## Aim
Starting at the first line of the listing below, retype each line up to and including the one that contains "from matplotlib.ticker import". Leave pictures out.
[Start Data excerpt]
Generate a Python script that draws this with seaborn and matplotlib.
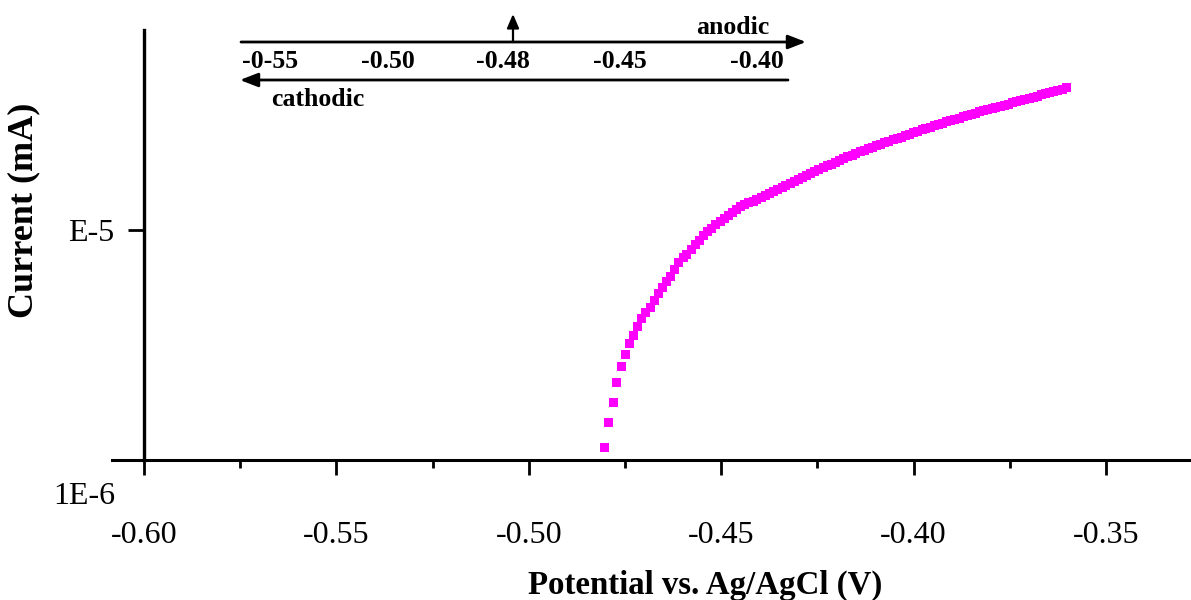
import matplotlib
matplotlib.use("Agg")
import matplotlib.pyplot as plt
import seaborn as sns
import pandas as pd
import numpy as np
from matplotlib.ticker import FixedLocator, NullLocator

# ---------------- data ----------------
potential_V = [
    -0.4803, -0.4792, -0.4781, -0.4771, -0.4760, -0.4749, -0.4739, -0.4728, -0.4717, -0.4706,
    -0.4696, -0.4685, -0.4674, -0.4664, -0.4653, -0.4642, -0.4631, -0.4621, -0.4610, -0.4599,
    -0.4589, -0.4578, -0.4567, -0.4556, -0.4546, -0.4535, -0.4524, -0.4514, -0.4503, -0.4492,
    -0.4482, -0.4471, -0.4460, -0.4449, -0.4439, -0.4428, -0.4417, -0.4407, -0.4396, -0.4385,
    -0.4374, -0.4364, -0.4353, -0.4342, -0.4332, -0.4321, -0.4310, -0.4300, -0.4289, -0.4278,
    -0.4267, -0.4257, -0.4246, -0.4235, -0.4225, -0.4214, -0.4203, -0.4192, -0.4182, -0.4171,
    -0.4160, -0.4150, -0.4139, -0.4128, -0.4117, -0.4107, -0.4096, -0.4085, -0.4075, -0.4064,
    -0.4053, -0.4043, -0.4032, -0.4021, -0.4010, -0.4000, -0.3989, -0.3978, -0.3968, -0.3957,
    -0.3946, -0.3935, -0.3925, -0.3914, -0.3903, -0.3893, -0.3882, -0.3871, -0.3860, -0.3850,
    -0.3839, -0.3828, -0.3818, -0.3807, -0.3796, -0.3786, -0.3775, -0.3764, -0.3753, -0.3743,
    -0.3732, -0.3721, -0.3711, -0.3700, -0.3689, -0.3678, -0.3668, -0.3657, -0.3646, -0.3636,
    -0.3625, -0.3614, -0.3603,
]
# current in units of 1e-6 mA
current_e6 = [
    1.13, 1.45, 1.78, 2.18, 2.56, 2.88, 3.20, 3.47, 3.79, 4.13,
    4.36, 4.61, 4.96, 5.31, 5.63, 5.98, 6.31, 6.75, 7.19, 7.56,
    7.83, 8.19, 8.61, 9.05, 9.46, 9.85, 10.20, 10.57, 10.89, 11.28,
    11.62, 11.98, 12.34, 12.68, 12.92, 13.13, 13.37, 13.64, 13.91, 14.17,
    14.45, 14.71, 14.99, 15.29, 15.60, 15.93, 16.27, 16.60, 16.93, 17.27,
    17.62, 18.00, 18.35, 18.68, 19.02, 19.36, 19.72, 20.07, 20.44, 20.81,
    21.19, 21.55, 21.90, 22.25, 22.59, 22.93, 23.26, 23.61, 23.94, 24.30,
    24.65, 25.02, 25.37, 25.76, 26.15, 26.52, 26.89, 27.24, 27.62, 28.04,
    28.41, 28.82, 29.19, 29.58, 29.96, 30.32, 30.69, 31.06, 31.44, 31.84,
    32.23, 32.62, 32.98, 33.38, 33.78, 34.19, 34.57, 34.92, 35.30, 35.70,
    36.05, 36.49, 36.94, 37.39, 37.84, 38.26, 38.68, 39.11, 39.58, 40.05,
    40.50, 40.99, 41.48,
]
x_major_ticks = [-0.60, -0.55, -0.50, -0.45, -0.40, -0.35]
x_major_labels = ["-0.60", "-0.55", "-0.50", "-0.45", "-0.40", "-0.35"]
x_minor_ticks = [-0.575, -0.525, -0.475, -0.425, -0.375]
y_ticks = [1e-5]
y_tick_labels = ["E-5"]
inset_labels = ["-0-55", "-0.50", "-0.48", "-0.45", "-0.40"]

df = pd.DataFrame({"Potential": potential_V,
                   "Current": [c * 1e-6 for c in current_e6]})

# ---------------- style ----------------
sns.set_theme(style="white")
plt.rcParams["font.family"] = ["Liberation Serif", "DejaVu Serif"]
plt.rcParams["mathtext.default"] = "regular"
for key in ("text.color", "axes.labelcolor", "xtick.color", "ytick.color",
            "axes.edgecolor"):
    plt.rcParams[key] = "black"

W, H = 1191, 600
fig = plt.figure(figsize=(W / 100, H / 100), dpi=100)
ax = fig.add_axes([112 / W, 140 / H, (W - 112) / W, 430 / H])

sns.scatterplot(data=df, x="Potential", y="Current", ax=ax, marker="s",
                s=42, color="#FF00FF", edgecolor="none", linewidth=0, zorder=3)

ax.set_yscale("log")
ax.set_xlim(-0.60832, -0.32791)
ax.set_ylim(1e-6, 10 ** (-4.13))

for s in ("top", "right"):
    ax.spines[s].set_visible(False)
ax.spines["left"].set_position(("data", -0.60))
ax.spines["left"].set_linewidth(2.4)
ax.spines["bottom"].set_linewidth(2.2)

ax.xaxis.set_major_locator(FixedLocator(x_major_ticks))
ax.set_xticklabels(x_major_labels)
ax.xaxis.set_minor_locator(FixedLocator(x_minor_ticks))
ax.yaxis.set_major_locator(FixedLocator(y_ticks))
ax.set_yticklabels(y_tick_labels)
ax.yaxis.set_minor_locator(NullLocator())

ax.tick_params(axis="x", which="major", direction="out", length=11, width=2,
               labelsize=23, pad=33, bottom=True)
ax.tick_params(axis="x", which="minor", direction="out", length=6, width=2,
               bottom=True)
ax.tick_params(axis="y", which="major", direction="out", length=11.5, width=2,
               labelsize=23, pad=10, left=True)

ax.set_xlabel("Potential vs. Ag/AgCl (V)", fontsize=23.7, fontweight="bold")
ax.xaxis.set_label_coords((705 - 112) / (W - 112), -(585 - 460) / 430)
ax.xaxis.label.set_va("center")
ax.set_ylabel("Current (mA)", fontsize=26, fontweight="bold")
ax.yaxis.set_label_coords((24 - 112) / (W - 112), (460 - 210) / 430)
ax.yaxis.label.set_va("center")

# "1E-6" label at the bottom of the log axis
ax.text((84 - 112) / (W - 112), -(496 - 460) / 430, "1E-6", transform=ax.transAxes,
        fontsize=23, ha="center", va="center")

# ---------------- anodic / cathodic scan annotation ----------------
def fx(px):
    return px / W

def fy(py):
    return 1 - py / H

tf = fig.transFigure
ann = dict(xycoords=tf, textcoords=tf)
ax.annotate("", xy=(fx(806), fy(42)), xytext=(fx(241), fy(42)),
            arrowprops=dict(arrowstyle="-|>,head_length=0.9,head_width=0.35",
                            color="black", lw=2, shrinkA=0, shrinkB=0), **ann)
ax.annotate("", xy=(fx(240), fy(80)), xytext=(fx(788), fy(80)),
            arrowprops=dict(arrowstyle="-|>,head_length=0.9,head_width=0.35",
                            color="black", lw=2, shrinkA=0, shrinkB=0), **ann)
ax.annotate("", xy=(fx(513), fy(14)), xytext=(fx(513), fy(42)),
            arrowprops=dict(arrowstyle="-|>,head_length=0.7,head_width=0.3",
                            color="black", lw=1.6, shrinkA=0, shrinkB=0), **ann)

fig.text(fx(733), fy(27), "anodic", fontsize=18.5, fontweight="bold",
         ha="center", va="center")
fig.text(fx(318), fy(100), "cathodic", fontsize=18.5, fontweight="bold",
         ha="center", va="center")
label_px = [270, 388, 503, 620, 757]
for lbl, px in zip(inset_labels, label_px):
    fig.text(fx(px), fy(62), lbl, fontsize=18.5, fontweight="bold",
             ha="center", va="center")

fig.savefig("out.png", dpi=100, facecolor="white")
[End Data excerpt]
## Worked solution
Generate a Python script that draws this with seaborn and matplotlib.
import matplotlib
matplotlib.use("Agg")
import matplotlib.pyplot as plt
import seaborn as sns
import pandas as pd
import numpy as np
from matplotlib.ticker import FixedLocator, NullLocator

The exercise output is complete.